Task requirements
Repeat every line of the data exactly, but not the pictures.
======== Dataset excerpt
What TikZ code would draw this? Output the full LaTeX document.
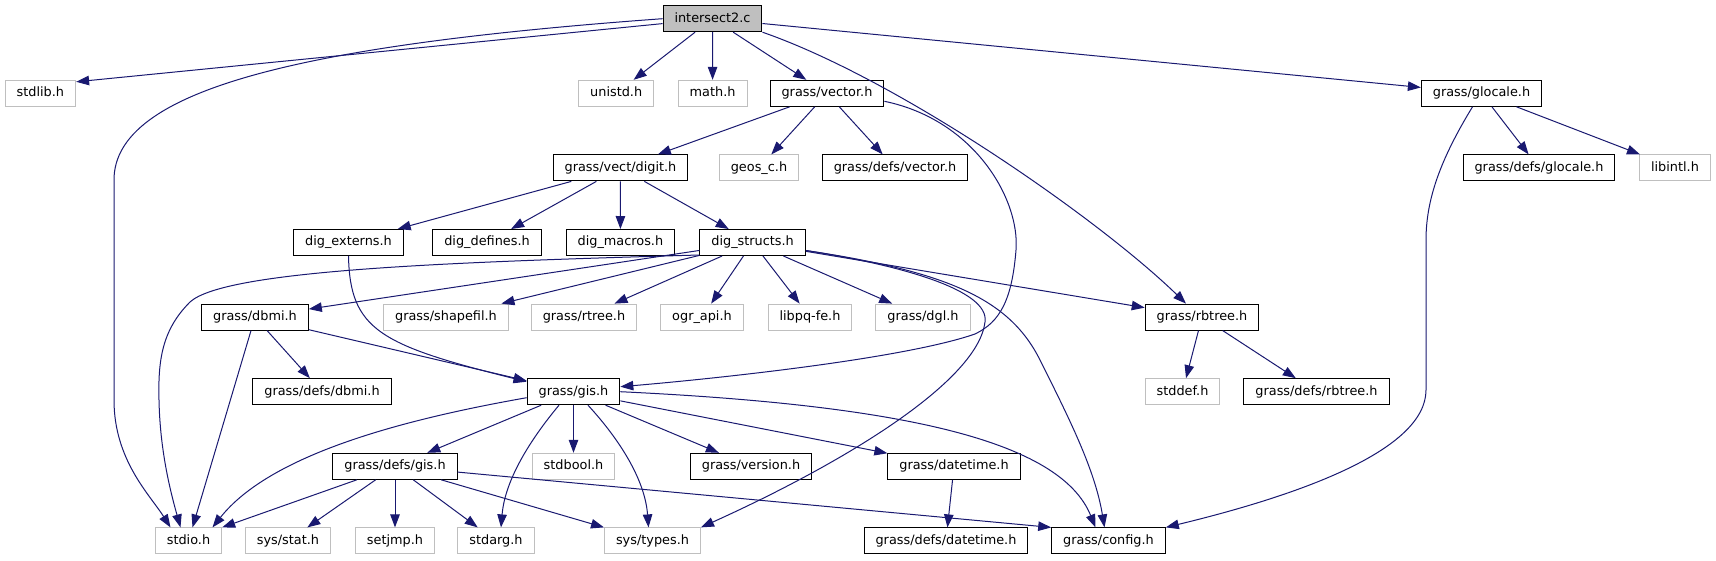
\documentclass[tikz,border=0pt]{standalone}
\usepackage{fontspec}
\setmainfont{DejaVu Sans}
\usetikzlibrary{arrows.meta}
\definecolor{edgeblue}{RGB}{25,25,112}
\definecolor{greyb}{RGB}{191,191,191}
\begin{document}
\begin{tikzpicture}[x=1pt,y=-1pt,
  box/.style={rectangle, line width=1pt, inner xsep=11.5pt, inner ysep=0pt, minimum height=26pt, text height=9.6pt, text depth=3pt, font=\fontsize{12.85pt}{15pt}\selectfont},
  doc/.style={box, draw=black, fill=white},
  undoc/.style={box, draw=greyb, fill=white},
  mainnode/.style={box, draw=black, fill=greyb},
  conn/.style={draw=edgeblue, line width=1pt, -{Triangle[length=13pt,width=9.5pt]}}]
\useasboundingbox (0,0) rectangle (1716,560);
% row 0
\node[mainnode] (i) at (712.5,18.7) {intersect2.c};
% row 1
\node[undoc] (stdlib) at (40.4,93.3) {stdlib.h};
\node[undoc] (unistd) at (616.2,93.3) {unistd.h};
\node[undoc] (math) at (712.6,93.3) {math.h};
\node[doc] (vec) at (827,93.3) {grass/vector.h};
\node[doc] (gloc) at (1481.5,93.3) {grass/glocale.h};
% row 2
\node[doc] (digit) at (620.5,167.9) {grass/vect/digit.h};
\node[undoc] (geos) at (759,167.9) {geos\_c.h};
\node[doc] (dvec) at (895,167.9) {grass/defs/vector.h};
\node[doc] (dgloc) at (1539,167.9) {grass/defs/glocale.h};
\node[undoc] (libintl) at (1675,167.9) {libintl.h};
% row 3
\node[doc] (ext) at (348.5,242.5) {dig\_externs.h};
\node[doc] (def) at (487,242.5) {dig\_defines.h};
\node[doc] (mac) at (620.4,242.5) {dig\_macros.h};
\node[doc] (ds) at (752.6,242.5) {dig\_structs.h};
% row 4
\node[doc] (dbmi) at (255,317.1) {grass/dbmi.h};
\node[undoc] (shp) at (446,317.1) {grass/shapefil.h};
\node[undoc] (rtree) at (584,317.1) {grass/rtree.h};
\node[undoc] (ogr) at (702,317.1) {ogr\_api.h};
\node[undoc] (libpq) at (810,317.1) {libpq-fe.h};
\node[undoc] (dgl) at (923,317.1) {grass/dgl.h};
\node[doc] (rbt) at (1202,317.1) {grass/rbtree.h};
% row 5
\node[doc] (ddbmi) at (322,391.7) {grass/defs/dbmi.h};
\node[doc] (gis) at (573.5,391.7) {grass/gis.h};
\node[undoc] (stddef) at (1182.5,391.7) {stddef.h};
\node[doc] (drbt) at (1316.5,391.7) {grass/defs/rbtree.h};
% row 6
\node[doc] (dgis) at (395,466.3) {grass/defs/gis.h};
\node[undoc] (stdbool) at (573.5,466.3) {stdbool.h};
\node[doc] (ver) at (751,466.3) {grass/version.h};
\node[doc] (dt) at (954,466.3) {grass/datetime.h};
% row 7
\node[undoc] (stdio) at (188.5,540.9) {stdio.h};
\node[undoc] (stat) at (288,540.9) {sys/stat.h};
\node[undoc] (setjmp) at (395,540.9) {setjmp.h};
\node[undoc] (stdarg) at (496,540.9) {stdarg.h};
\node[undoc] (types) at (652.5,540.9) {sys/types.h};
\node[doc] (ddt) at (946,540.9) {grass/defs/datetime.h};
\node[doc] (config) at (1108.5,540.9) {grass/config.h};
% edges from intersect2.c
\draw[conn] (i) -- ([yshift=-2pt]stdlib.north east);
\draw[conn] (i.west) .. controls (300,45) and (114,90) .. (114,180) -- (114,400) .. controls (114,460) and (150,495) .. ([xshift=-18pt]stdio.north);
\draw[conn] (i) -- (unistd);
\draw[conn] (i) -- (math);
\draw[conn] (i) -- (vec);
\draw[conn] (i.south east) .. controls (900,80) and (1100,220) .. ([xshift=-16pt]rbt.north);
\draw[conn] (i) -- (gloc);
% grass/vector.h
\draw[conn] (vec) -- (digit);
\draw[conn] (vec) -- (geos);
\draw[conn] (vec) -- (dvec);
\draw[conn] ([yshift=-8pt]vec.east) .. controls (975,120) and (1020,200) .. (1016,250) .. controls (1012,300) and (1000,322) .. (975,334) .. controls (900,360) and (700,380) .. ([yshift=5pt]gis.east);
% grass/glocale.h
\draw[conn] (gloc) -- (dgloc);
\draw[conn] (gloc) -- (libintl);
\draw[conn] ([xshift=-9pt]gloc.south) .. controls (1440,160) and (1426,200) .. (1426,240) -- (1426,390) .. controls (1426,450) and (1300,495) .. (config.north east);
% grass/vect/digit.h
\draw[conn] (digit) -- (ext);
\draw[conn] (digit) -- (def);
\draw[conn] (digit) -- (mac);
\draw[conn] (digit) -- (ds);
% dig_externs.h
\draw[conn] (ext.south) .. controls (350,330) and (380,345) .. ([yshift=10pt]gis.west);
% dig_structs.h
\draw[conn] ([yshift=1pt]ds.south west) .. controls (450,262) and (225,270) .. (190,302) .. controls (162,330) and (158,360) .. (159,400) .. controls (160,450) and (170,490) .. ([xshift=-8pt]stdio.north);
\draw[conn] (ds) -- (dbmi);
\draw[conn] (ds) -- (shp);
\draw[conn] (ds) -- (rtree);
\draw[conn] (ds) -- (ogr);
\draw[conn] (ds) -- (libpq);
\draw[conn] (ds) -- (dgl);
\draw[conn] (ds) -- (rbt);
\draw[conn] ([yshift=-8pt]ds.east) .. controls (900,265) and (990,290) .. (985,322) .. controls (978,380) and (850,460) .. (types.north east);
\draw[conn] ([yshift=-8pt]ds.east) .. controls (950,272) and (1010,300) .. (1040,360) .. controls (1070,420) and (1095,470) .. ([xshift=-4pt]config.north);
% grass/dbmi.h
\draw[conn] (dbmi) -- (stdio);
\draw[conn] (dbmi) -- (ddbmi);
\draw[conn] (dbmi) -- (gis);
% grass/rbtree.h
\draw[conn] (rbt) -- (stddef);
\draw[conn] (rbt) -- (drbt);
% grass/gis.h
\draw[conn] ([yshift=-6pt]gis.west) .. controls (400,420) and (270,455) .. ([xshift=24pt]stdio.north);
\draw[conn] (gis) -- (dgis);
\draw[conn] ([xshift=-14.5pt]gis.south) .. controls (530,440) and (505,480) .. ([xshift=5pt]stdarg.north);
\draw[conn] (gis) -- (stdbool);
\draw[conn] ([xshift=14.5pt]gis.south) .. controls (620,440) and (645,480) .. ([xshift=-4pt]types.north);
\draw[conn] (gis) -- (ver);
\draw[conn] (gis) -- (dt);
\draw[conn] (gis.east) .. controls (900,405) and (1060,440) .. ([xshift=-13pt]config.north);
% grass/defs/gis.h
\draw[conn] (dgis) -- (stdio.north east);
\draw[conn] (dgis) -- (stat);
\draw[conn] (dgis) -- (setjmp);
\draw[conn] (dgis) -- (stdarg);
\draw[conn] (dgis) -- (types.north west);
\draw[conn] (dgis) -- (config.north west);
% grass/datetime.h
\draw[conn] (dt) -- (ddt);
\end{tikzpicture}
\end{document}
================
Output below
What TikZ code would draw this? Output the full LaTeX document.
\documentclass[tikz,border=0pt]{standalone}
\usepackage{fontspec}
\setmainfont{DejaVu Sans}
\usetikzlibrary{arrows.meta}
\definecolor{edgeblue}{RGB}{25,25,112}
\definecolor{greyb}{RGB}{191,191,191}
\begin{document}
\begin{tikzpicture}[x=1pt,y=-1pt,
  box/.style={rectangle, line width=1pt, inner xsep=11.5pt, inner ysep=0pt, minimum height=26pt, text height=9.6pt, text depth=3pt, font=\fontsize{12.85pt}{15pt}\selectfont},
  doc/.style={box, draw=black, fill=white},
  undoc/.style={box, draw=greyb, fill=white},
  mainnode/.style={box, draw=black, fill=greyb},
  conn/.style={draw=edgeblue, line width=1pt, -{Triangle[length=13pt,width=9.5pt]}}]
\useasboundingbox (0,0) rectangle (1716,560);
% row 0
\node[mainnode] (i) at (712.5,18.7) {intersect2.c};
% row 1
\node[undoc] (stdlib) at (40.4,93.3) {stdlib.h};
\node[undoc] (unistd) at (616.2,93.3) {unistd.h};
\node[undoc] (math) at (712.6,93.3) {math.h};
\node[doc] (vec) at (827,93.3) {grass/vector.h};
\node[doc] (gloc) at (1481.5,93.3) {grass/glocale.h};
% row 2
\node[doc] (digit) at (620.5,167.9) {grass/vect/digit.h};
\node[undoc] (geos) at (759,167.9) {geos\_c.h};
\node[doc] (dvec) at (895,167.9) {grass/defs/vector.h};
\node[doc] (dgloc) at (1539,167.9) {grass/defs/glocale.h};
\node[undoc] (libintl) at (1675,167.9) {libintl.h};
% row 3
\node[doc] (ext) at (348.5,242.5) {dig\_externs.h};
\node[doc] (def) at (487,242.5) {dig\_defines.h};
\node[doc] (mac) at (620.4,242.5) {dig\_macros.h};
\node[doc] (ds) at (752.6,242.5) {dig\_structs.h};
% row 4
\node[doc] (dbmi) at (255,317.1) {grass/dbmi.h};
\node[undoc] (shp) at (446,317.1) {grass/shapefil.h};
\node[undoc] (rtree) at (584,317.1) {grass/rtree.h};
\node[undoc] (ogr) at (702,317.1) {ogr\_api.h};
\node[undoc] (libpq) at (810,317.1) {libpq-fe.h};
\node[undoc] (dgl) at (923,317.1) {grass/dgl.h};
\node[doc] (rbt) at (1202,317.1) {grass/rbtree.h};
% row 5
\node[doc] (ddbmi) at (322,391.7) {grass/defs/dbmi.h};
\node[doc] (gis) at (573.5,391.7) {grass/gis.h};
\node[undoc] (stddef) at (1182.5,391.7) {stddef.h};
\node[doc] (drbt) at (1316.5,391.7) {grass/defs/rbtree.h};
% row 6
\node[doc] (dgis) at (395,466.3) {grass/defs/gis.h};
\node[undoc] (stdbool) at (573.5,466.3) {stdbool.h};
\node[doc] (ver) at (751,466.3) {grass/version.h};
\node[doc] (dt) at (954,466.3) {grass/datetime.h};
% row 7
\node[undoc] (stdio) at (188.5,540.9) {stdio.h};
\node[undoc] (stat) at (288,540.9) {sys/stat.h};
\node[undoc] (setjmp) at (395,540.9) {setjmp.h};
\node[undoc] (stdarg) at (496,540.9) {stdarg.h};
\node[undoc] (types) at (652.5,540.9) {sys/types.h};
\node[doc] (ddt) at (946,540.9) {grass/defs/datetime.h};
\node[doc] (config) at (1108.5,540.9) {grass/config.h};
% edges from intersect2.c
\draw[conn] (i) -- ([yshift=-2pt]stdlib.north east);
\draw[conn] (i.west) .. controls (300,45) and (114,90) .. (114,180) -- (114,400) .. controls (114,460) and (150,495) .. ([xshift=-18pt]stdio.north);
\draw[conn] (i) -- (unistd);
\draw[conn] (i) -- (math);
\draw[conn] (i) -- (vec);
\draw[conn] (i.south east) .. controls (900,80) and (1100,220) .. ([xshift=-16pt]rbt.north);
\draw[conn] (i) -- (gloc);
% grass/vector.h
\draw[conn] (vec) -- (digit);
\draw[conn] (vec) -- (geos);
\draw[conn] (vec) -- (dvec);
\draw[conn] ([yshift=-8pt]vec.east) .. controls (975,120) and (1020,200) .. (1016,250) .. controls (1012,300) and (1000,322) .. (975,334) .. controls (900,360) and (700,380) .. ([yshift=5pt]gis.east);
% grass/glocale.h
\draw[conn] (gloc) -- (dgloc);
\draw[conn] (gloc) -- (libintl);
\draw[conn] ([xshift=-9pt]gloc.south) .. controls (1440,160) and (1426,200) .. (1426,240) -- (1426,390) .. controls (1426,450) and (1300,495) .. (config.north east);
% grass/vect/digit.h
\draw[conn] (digit) -- (ext);
\draw[conn] (digit) -- (def);
\draw[conn] (digit) -- (mac);
\draw[conn] (digit) -- (ds);
% dig_externs.h
\draw[conn] (ext.south) .. controls (350,330) and (380,345) .. ([yshift=10pt]gis.west);
% dig_structs.h
\draw[conn] ([yshift=1pt]ds.south west) .. controls (450,262) and (225,270) .. (190,302) .. controls (162,330) and (158,360) .. (159,400) .. controls (160,450) and (170,490) .. ([xshift=-8pt]stdio.north);
\draw[conn] (ds) -- (dbmi);
\draw[conn] (ds) -- (shp);
\draw[conn] (ds) -- (rtree);
\draw[conn] (ds) -- (ogr);
\draw[conn] (ds) -- (libpq);
\draw[conn] (ds) -- (dgl);
\draw[conn] (ds) -- (rbt);
\draw[conn] ([yshift=-8pt]ds.east) .. controls (900,265) and (990,290) .. (985,322) .. controls (978,380) and (850,460) .. (types.north east);
\draw[conn] ([yshift=-8pt]ds.east) .. controls (950,272) and (1010,300) .. (1040,360) .. controls (1070,420) and (1095,470) .. ([xshift=-4pt]config.north);
% grass/dbmi.h
\draw[conn] (dbmi) -- (stdio);
\draw[conn] (dbmi) -- (ddbmi);
\draw[conn] (dbmi) -- (gis);
% grass/rbtree.h
\draw[conn] (rbt) -- (stddef);
\draw[conn] (rbt) -- (drbt);
% grass/gis.h
\draw[conn] ([yshift=-6pt]gis.west) .. controls (400,420) and (270,455) .. ([xshift=24pt]stdio.north);
\draw[conn] (gis) -- (dgis);
\draw[conn] ([xshift=-14.5pt]gis.south) .. controls (530,440) and (505,480) .. ([xshift=5pt]stdarg.north);
\draw[conn] (gis) -- (stdbool);
\draw[conn] ([xshift=14.5pt]gis.south) .. controls (620,440) and (645,480) .. ([xshift=-4pt]types.north);
\draw[conn] (gis) -- (ver);
\draw[conn] (gis) -- (dt);
\draw[conn] (gis.east) .. controls (900,405) and (1060,440) .. ([xshift=-13pt]config.north);
% grass/defs/gis.h
\draw[conn] (dgis) -- (stdio.north east);
\draw[conn] (dgis) -- (stat);
\draw[conn] (dgis) -- (setjmp);
\draw[conn] (dgis) -- (stdarg);
\draw[conn] (dgis) -- (types.north west);
\draw[conn] (dgis) -- (config.north west);
% grass/datetime.h
\draw[conn] (dt) -- (ddt);
\end{tikzpicture}
\end{document}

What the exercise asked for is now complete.